In Stuttgart gibt es mindestens einen dokumentierten Fall, in dem ein Flüchtling von Scientology einen Werbebrief erhalten hat. Foto: dpa

Scientology versucht, Flüchtlinge und Asylbewerber als Mitglieder anzuwerben – nach Ansicht des Verfassungsschutzes aber mit mäßigem Erfolg. Dennoch seien Flüchtlinge „leichte Beute“ für die umstrittene Organisation.
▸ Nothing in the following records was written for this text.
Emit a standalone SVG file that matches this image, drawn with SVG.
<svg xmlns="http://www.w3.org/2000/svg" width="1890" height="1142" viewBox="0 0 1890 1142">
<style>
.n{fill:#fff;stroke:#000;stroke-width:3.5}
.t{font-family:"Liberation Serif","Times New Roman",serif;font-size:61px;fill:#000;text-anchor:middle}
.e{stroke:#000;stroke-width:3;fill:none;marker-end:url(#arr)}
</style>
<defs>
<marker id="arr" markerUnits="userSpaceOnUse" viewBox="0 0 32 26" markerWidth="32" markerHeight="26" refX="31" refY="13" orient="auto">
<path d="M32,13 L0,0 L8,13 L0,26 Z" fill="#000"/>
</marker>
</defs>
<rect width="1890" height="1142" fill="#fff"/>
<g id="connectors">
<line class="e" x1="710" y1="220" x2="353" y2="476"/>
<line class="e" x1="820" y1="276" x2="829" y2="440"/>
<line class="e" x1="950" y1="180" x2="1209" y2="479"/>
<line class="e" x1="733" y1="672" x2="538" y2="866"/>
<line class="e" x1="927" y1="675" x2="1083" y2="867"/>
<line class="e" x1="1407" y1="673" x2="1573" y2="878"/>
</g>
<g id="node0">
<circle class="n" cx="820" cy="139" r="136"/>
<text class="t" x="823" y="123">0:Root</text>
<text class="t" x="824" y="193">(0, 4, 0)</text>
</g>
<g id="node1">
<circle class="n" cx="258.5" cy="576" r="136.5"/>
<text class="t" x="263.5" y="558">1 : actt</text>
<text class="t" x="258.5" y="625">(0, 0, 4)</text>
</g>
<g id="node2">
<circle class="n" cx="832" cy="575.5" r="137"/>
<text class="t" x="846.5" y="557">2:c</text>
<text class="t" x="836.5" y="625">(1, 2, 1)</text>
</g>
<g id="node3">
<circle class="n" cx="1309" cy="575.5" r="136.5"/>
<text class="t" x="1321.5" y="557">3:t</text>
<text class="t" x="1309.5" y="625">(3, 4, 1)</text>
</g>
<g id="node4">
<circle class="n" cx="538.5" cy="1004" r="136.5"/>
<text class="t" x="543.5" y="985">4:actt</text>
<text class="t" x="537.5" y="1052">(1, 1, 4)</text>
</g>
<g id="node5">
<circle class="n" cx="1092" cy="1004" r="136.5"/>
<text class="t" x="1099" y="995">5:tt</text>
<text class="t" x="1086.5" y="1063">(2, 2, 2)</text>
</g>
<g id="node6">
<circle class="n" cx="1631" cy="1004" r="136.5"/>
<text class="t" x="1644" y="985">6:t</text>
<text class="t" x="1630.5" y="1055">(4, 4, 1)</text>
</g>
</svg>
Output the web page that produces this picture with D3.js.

Stuttgart - Nach Ansicht des Landesamtes für Verfassungsschutz können Flüchtlinge „leichte Beute“ für die umstrittene Scientology-Organisation sein. Es gebe Hinweise darauf, dass deren Mitglieder Flüchtlinge und Asylbewerber auf der Straße ansprechen – mit eher mäßigem Erfolg, sagte ein Sprecher der Behörde am Donnerstag in Stuttgart. Dass Werber der vom Verfassungsschutz beobachteten Gruppe auch direkt in Flüchtlingsunterkünften tätig sind, sei noch nicht festgestellt worden. Nach Angaben des Integrationsministeriums ist in den Hausordnungen der Landeserstaufnahmestellen und der Bedarfsorientierten Erstaufnahmeeinrichtungen Missionierung jeglicher Art verboten.

Nach einem Bericht der „Stuttgarter Zeitung“ hatte ein Asylbewerber seiner Heimleitung ratlos einen Brief der Organisation gezeigt. Überdies hätten auch Mitglieder der Zeugen Jehovas auf dem Gelände des Flüchtlingsheims versucht, Asylbewerber anzusprechen.

„Psychogruppen“ tendieren nach Angaben des Sprechers des Verfassungsschutzes dazu, vor allem Menschen in Problemlagen anzusprechen. Sie könnten auch davon profitieren, dass Flüchtlinge von Scientology noch nie gehört haben und überhaupt nicht wissen, was sich dahinter verberge.

Baden-Württemberg einer der Schwerpunkte der Scientologen

Ein Vertreter von Scientology war am Donnerstag in Stuttgart nicht zu erreichen. In der „Stuttgarter Zeitung“ bezeichnete ein Repräsentant der Gruppierung die Aussagen des Verfassungsschutzes als absurd.

Der Sprecher des Integrationsministeriums sagte, zwar arbeiteten kirchliche Organisationen in den Unterkünften der Flüchtlinge, deren Aufgabe sei die Sozialarbeit, die Beratung der Hilfesuchenden. Es gehe nicht um Missionierung. Auf die religiösen Befindlichkeiten der Flüchtlinge werde in den Quartieren eingegangen, etwa beim Essensangebot für Muslime. Außerdem gebe es dort Räume der Stille, die von Angehörigen aller Religionen genutzt werden können.

Baden-Württemberg hat bundesweit das dichteste Netzwerk von Scientology-Stützpunkten und ist damit einer der Schwerpunkte der umstrittenen Organisation. Laut Verfassungsschutzbericht 2014 suchen die Scientologen im Raum Stuttgart neue Mitglieder und werben dort hohe Geldbeträge ihrer Anhänger ein. Für das vergangene Jahr wird die Summe auf eine Million Euro geschätzt. Experten wie auch das Bundesfamilienministerium werfen Scientology vor, Anhänger psychisch und finanziell abhängig zu machen.